**EXERCISE OBJECTIVE**: Omit all images. Transcribe the rest of the material below exactly.

**DATA SECTION**:
━━━━━━━━━━━━━━━━━━━━

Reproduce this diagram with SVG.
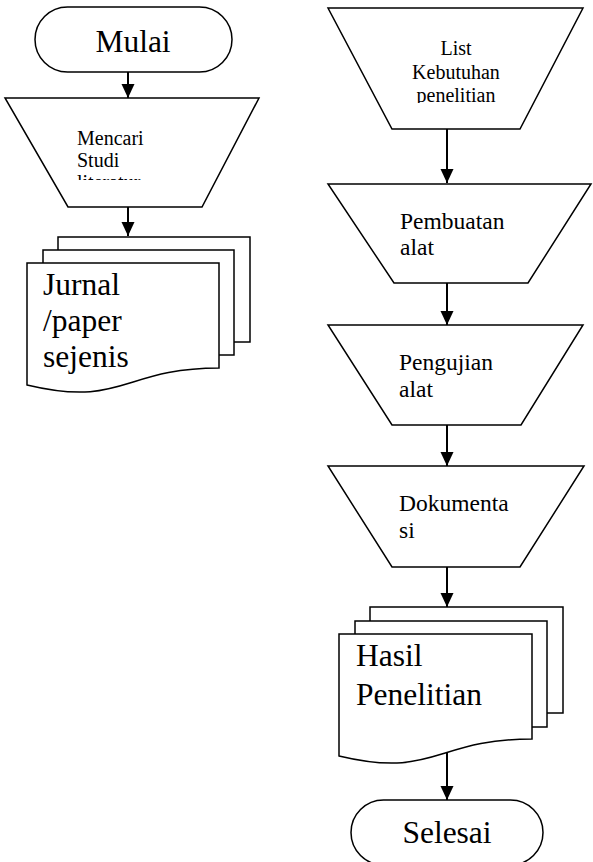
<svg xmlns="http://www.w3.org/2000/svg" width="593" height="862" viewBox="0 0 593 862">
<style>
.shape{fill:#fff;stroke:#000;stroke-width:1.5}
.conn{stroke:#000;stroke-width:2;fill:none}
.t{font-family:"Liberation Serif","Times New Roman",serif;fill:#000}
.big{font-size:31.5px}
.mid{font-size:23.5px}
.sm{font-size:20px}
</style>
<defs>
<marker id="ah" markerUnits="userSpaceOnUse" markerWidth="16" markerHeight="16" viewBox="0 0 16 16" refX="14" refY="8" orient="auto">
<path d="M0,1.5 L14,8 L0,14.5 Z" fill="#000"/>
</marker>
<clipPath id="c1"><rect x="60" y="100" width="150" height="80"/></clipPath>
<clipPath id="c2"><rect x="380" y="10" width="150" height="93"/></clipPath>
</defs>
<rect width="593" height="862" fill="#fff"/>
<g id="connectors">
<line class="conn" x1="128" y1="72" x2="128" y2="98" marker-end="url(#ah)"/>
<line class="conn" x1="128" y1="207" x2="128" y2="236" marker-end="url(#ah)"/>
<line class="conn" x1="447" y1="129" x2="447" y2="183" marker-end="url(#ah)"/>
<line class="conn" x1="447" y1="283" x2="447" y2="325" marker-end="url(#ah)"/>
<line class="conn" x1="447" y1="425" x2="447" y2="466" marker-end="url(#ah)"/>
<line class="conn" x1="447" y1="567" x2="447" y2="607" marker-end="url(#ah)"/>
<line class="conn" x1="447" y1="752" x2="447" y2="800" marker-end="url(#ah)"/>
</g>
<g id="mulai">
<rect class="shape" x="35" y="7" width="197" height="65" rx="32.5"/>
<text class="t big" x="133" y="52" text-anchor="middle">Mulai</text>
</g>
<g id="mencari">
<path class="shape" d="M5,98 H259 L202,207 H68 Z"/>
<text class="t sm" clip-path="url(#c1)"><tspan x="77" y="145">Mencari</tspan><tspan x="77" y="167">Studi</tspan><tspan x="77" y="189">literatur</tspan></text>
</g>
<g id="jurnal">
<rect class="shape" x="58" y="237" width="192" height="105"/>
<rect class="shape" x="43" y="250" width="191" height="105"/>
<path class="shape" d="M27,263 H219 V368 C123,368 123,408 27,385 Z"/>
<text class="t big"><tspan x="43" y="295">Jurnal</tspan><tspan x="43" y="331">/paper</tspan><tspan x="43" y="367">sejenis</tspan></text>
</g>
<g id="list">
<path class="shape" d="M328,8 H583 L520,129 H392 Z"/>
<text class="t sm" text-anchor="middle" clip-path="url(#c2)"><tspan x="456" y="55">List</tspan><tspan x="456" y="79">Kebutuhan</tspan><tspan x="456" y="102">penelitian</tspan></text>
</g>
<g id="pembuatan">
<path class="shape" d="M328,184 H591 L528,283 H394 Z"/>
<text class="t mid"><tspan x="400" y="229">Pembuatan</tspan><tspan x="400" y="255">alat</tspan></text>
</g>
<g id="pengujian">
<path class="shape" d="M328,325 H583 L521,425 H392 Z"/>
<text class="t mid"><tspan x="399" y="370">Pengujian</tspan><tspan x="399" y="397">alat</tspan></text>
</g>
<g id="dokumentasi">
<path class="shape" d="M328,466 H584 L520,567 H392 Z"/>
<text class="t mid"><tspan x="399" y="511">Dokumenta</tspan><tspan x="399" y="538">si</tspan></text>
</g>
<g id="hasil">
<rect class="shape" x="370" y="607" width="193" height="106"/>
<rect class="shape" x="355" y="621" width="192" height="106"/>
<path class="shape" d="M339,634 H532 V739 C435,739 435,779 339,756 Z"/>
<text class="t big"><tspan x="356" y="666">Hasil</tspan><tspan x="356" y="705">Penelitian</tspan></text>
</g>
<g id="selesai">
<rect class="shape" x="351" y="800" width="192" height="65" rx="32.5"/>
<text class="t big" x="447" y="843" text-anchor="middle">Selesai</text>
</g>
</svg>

━━━━━━━━━━━━━━━━━━━━

**TASK ANSWER**:
Reproduce this diagram with SVG.
<svg xmlns="http://www.w3.org/2000/svg" width="593" height="862" viewBox="0 0 593 862">
<style>
.shape{fill:#fff;stroke:#000;stroke-width:1.5}
.conn{stroke:#000;stroke-width:2;fill:none}
.t{font-family:"Liberation Serif","Times New Roman",serif;fill:#000}
.big{font-size:31.5px}
.mid{font-size:23.5px}
.sm{font-size:20px}
</style>
<defs>
<marker id="ah" markerUnits="userSpaceOnUse" markerWidth="16" markerHeight="16" viewBox="0 0 16 16" refX="14" refY="8" orient="auto">
<path d="M0,1.5 L14,8 L0,14.5 Z" fill="#000"/>
</marker>
<clipPath id="c1"><rect x="60" y="100" width="150" height="80"/></clipPath>
<clipPath id="c2"><rect x="380" y="10" width="150" height="93"/></clipPath>
</defs>
<rect width="593" height="862" fill="#fff"/>
<g id="connectors">
<line class="conn" x1="128" y1="72" x2="128" y2="98" marker-end="url(#ah)"/>
<line class="conn" x1="128" y1="207" x2="128" y2="236" marker-end="url(#ah)"/>
<line class="conn" x1="447" y1="129" x2="447" y2="183" marker-end="url(#ah)"/>
<line class="conn" x1="447" y1="283" x2="447" y2="325" marker-end="url(#ah)"/>
<line class="conn" x1="447" y1="425" x2="447" y2="466" marker-end="url(#ah)"/>
<line class="conn" x1="447" y1="567" x2="447" y2="607" marker-end="url(#ah)"/>
<line class="conn" x1="447" y1="752" x2="447" y2="800" marker-end="url(#ah)"/>
</g>
<g id="mulai">
<rect class="shape" x="35" y="7" width="197" height="65" rx="32.5"/>
<text class="t big" x="133" y="52" text-anchor="middle">Mulai</text>
</g>
<g id="mencari">
<path class="shape" d="M5,98 H259 L202,207 H68 Z"/>
<text class="t sm" clip-path="url(#c1)"><tspan x="77" y="145">Mencari</tspan><tspan x="77" y="167">Studi</tspan><tspan x="77" y="189">literatur</tspan></text>
</g>
<g id="jurnal">
<rect class="shape" x="58" y="237" width="192" height="105"/>
<rect class="shape" x="43" y="250" width="191" height="105"/>
<path class="shape" d="M27,263 H219 V368 C123,368 123,408 27,385 Z"/>
<text class="t big"><tspan x="43" y="295">Jurnal</tspan><tspan x="43" y="331">/paper</tspan><tspan x="43" y="367">sejenis</tspan></text>
</g>
<g id="list">
<path class="shape" d="M328,8 H583 L520,129 H392 Z"/>
<text class="t sm" text-anchor="middle" clip-path="url(#c2)"><tspan x="456" y="55">List</tspan><tspan x="456" y="79">Kebutuhan</tspan><tspan x="456" y="102">penelitian</tspan></text>
</g>
<g id="pembuatan">
<path class="shape" d="M328,184 H591 L528,283 H394 Z"/>
<text class="t mid"><tspan x="400" y="229">Pembuatan</tspan><tspan x="400" y="255">alat</tspan></text>
</g>
<g id="pengujian">
<path class="shape" d="M328,325 H583 L521,425 H392 Z"/>
<text class="t mid"><tspan x="399" y="370">Pengujian</tspan><tspan x="399" y="397">alat</tspan></text>
</g>
<g id="dokumentasi">
<path class="shape" d="M328,466 H584 L520,567 H392 Z"/>
<text class="t mid"><tspan x="399" y="511">Dokumenta</tspan><tspan x="399" y="538">si</tspan></text>
</g>
<g id="hasil">
<rect class="shape" x="370" y="607" width="193" height="106"/>
<rect class="shape" x="355" y="621" width="192" height="106"/>
<path class="shape" d="M339,634 H532 V739 C435,739 435,779 339,756 Z"/>
<text class="t big"><tspan x="356" y="666">Hasil</tspan><tspan x="356" y="705">Penelitian</tspan></text>
</g>
<g id="selesai">
<rect class="shape" x="351" y="800" width="192" height="65" rx="32.5"/>
<text class="t big" x="447" y="843" text-anchor="middle">Selesai</text>
</g>
</svg>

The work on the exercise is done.